§ What you should do:
Pictures in the data should be dropped; transcribe exactly the lines from the one that has "Clone this chart in Plotly." through the one that has "import plotly.graph_objects as go".

§ Source material:
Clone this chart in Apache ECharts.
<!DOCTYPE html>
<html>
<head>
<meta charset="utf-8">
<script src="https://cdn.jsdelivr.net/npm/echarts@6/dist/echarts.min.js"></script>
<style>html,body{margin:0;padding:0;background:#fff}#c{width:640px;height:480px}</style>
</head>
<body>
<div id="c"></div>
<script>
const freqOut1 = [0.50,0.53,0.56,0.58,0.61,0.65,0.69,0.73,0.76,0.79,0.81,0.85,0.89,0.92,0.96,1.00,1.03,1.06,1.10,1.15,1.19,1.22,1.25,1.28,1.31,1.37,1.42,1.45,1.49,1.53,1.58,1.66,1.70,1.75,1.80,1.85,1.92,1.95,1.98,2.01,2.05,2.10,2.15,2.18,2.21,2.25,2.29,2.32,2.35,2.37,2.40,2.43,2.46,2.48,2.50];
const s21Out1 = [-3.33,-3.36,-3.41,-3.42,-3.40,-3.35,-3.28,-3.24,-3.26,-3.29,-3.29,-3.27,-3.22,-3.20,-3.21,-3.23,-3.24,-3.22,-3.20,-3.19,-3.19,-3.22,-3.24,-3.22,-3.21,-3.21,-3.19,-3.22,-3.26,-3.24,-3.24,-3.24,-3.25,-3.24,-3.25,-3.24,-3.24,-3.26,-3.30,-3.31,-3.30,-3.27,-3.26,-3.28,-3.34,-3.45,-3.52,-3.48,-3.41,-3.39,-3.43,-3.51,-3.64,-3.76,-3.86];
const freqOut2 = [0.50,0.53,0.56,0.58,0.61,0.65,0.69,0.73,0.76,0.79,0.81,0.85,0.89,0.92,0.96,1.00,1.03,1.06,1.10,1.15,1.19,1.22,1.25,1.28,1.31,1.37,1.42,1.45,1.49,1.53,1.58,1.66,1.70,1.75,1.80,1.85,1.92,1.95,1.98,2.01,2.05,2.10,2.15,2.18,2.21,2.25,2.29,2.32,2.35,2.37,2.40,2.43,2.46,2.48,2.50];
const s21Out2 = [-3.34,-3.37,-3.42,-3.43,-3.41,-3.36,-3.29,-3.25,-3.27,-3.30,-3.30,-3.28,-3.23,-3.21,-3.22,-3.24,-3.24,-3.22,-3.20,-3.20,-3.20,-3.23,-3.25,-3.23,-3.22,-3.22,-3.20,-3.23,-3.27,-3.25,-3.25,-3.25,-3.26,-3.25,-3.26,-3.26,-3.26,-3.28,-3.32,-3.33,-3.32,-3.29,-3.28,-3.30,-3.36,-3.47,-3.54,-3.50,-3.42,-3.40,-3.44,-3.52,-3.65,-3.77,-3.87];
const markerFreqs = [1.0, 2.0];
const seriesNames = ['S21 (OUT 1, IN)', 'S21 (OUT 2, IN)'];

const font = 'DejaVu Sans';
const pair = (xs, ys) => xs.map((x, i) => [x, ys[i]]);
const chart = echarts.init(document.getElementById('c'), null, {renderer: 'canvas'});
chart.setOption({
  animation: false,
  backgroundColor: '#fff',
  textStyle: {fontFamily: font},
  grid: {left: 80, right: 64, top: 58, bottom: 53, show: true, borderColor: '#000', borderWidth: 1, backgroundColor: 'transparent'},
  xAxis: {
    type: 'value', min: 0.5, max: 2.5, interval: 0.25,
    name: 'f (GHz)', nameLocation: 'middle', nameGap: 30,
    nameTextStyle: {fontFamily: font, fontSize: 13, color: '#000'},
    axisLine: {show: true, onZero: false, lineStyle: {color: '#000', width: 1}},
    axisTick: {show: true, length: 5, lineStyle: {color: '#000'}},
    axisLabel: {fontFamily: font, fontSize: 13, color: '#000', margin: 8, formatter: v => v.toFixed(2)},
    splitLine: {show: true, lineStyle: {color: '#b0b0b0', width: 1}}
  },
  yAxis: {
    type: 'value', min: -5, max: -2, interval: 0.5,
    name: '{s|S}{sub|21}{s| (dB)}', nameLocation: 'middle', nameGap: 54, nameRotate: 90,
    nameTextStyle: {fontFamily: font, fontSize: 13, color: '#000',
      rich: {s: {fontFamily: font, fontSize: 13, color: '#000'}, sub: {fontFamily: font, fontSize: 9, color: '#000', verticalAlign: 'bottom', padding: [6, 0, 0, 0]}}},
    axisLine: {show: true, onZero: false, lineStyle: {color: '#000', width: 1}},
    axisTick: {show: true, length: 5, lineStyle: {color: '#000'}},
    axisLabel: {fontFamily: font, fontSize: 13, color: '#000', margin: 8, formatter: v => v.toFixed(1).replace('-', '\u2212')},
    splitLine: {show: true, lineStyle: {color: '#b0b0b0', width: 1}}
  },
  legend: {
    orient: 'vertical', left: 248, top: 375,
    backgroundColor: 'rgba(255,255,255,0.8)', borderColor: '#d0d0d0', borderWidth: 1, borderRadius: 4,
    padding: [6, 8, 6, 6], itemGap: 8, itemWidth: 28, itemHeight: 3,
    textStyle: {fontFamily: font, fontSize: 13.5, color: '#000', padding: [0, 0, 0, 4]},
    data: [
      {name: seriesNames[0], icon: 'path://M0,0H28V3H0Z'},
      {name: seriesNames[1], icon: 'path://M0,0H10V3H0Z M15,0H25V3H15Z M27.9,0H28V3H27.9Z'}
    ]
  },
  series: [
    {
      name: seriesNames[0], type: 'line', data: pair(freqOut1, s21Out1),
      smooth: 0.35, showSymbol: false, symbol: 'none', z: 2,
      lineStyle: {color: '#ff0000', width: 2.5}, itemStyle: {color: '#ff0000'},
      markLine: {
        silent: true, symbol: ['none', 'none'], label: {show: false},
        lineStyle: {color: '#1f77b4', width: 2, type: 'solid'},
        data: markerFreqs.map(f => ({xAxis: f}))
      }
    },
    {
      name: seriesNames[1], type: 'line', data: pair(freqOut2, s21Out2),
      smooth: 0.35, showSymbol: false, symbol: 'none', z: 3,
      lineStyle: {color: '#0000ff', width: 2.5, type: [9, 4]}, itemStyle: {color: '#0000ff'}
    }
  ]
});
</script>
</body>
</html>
* * *
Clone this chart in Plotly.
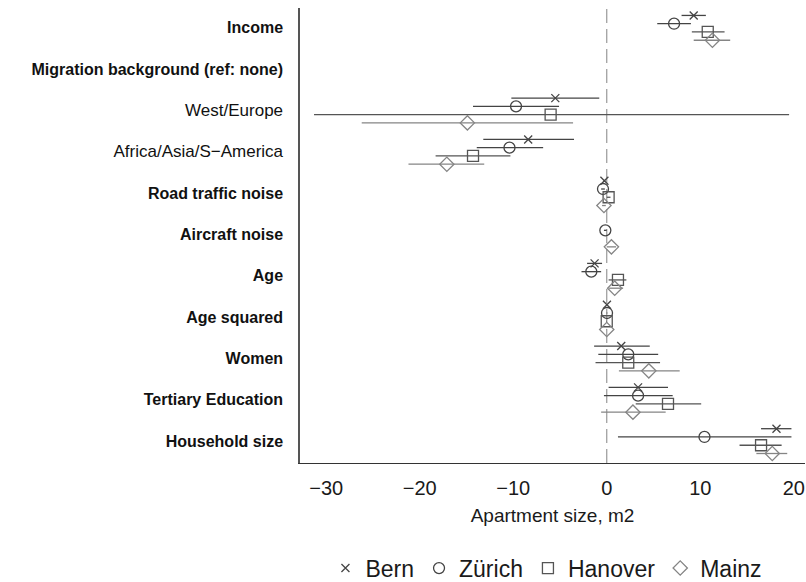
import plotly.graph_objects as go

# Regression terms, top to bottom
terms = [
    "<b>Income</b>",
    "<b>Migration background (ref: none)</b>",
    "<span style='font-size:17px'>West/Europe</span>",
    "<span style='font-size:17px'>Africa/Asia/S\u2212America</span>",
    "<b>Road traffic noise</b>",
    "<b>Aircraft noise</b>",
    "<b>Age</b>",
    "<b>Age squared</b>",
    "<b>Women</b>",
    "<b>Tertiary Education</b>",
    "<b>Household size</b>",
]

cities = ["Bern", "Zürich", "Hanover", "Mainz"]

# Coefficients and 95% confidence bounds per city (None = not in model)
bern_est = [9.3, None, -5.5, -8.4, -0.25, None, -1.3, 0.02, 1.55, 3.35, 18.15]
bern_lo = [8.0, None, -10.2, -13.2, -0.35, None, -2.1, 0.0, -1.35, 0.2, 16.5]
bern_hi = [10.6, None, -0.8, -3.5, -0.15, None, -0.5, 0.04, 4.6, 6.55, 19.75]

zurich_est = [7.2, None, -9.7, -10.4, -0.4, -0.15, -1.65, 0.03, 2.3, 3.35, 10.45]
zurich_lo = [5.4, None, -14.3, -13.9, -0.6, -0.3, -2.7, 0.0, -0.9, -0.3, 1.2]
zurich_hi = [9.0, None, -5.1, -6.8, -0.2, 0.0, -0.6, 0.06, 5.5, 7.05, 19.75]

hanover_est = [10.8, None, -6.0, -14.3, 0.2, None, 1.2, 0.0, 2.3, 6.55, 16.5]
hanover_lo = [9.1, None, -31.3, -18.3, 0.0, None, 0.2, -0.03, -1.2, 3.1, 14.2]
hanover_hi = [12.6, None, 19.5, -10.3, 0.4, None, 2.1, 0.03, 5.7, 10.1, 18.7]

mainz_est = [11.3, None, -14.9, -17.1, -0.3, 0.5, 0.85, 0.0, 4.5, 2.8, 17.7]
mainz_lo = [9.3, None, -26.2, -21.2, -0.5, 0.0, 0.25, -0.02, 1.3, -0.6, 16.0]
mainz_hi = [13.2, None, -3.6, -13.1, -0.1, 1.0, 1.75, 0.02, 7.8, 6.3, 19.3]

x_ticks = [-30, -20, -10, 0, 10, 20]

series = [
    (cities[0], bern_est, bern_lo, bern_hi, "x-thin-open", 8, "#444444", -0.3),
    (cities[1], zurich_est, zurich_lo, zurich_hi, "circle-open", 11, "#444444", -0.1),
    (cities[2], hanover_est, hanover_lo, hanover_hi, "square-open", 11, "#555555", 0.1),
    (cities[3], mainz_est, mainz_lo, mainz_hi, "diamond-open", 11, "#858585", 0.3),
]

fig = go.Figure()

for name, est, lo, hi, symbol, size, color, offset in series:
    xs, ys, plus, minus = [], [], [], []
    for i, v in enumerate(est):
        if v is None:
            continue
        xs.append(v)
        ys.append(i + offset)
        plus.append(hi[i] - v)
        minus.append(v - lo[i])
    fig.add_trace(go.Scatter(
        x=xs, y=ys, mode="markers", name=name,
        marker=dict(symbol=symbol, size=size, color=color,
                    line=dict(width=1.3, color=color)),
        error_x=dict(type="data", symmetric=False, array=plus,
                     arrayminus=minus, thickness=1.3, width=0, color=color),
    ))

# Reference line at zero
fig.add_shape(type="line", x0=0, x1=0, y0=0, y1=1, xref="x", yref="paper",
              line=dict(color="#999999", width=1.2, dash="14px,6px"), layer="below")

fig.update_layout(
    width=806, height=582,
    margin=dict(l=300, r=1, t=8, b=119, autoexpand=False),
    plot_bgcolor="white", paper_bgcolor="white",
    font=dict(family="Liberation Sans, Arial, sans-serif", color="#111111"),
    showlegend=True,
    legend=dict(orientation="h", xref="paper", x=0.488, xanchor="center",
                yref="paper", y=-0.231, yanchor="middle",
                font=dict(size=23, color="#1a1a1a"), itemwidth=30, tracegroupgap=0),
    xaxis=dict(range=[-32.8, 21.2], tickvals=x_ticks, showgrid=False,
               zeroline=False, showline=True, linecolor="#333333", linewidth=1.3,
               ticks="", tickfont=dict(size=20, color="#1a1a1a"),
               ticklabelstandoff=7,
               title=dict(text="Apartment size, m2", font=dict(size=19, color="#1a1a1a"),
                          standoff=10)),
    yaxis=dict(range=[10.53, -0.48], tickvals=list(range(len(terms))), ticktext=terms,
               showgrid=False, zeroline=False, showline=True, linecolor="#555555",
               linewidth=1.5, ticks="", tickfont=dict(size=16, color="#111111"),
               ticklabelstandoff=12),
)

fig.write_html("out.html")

§ Full response:
Clone this chart in Plotly.
import plotly.graph_objects as go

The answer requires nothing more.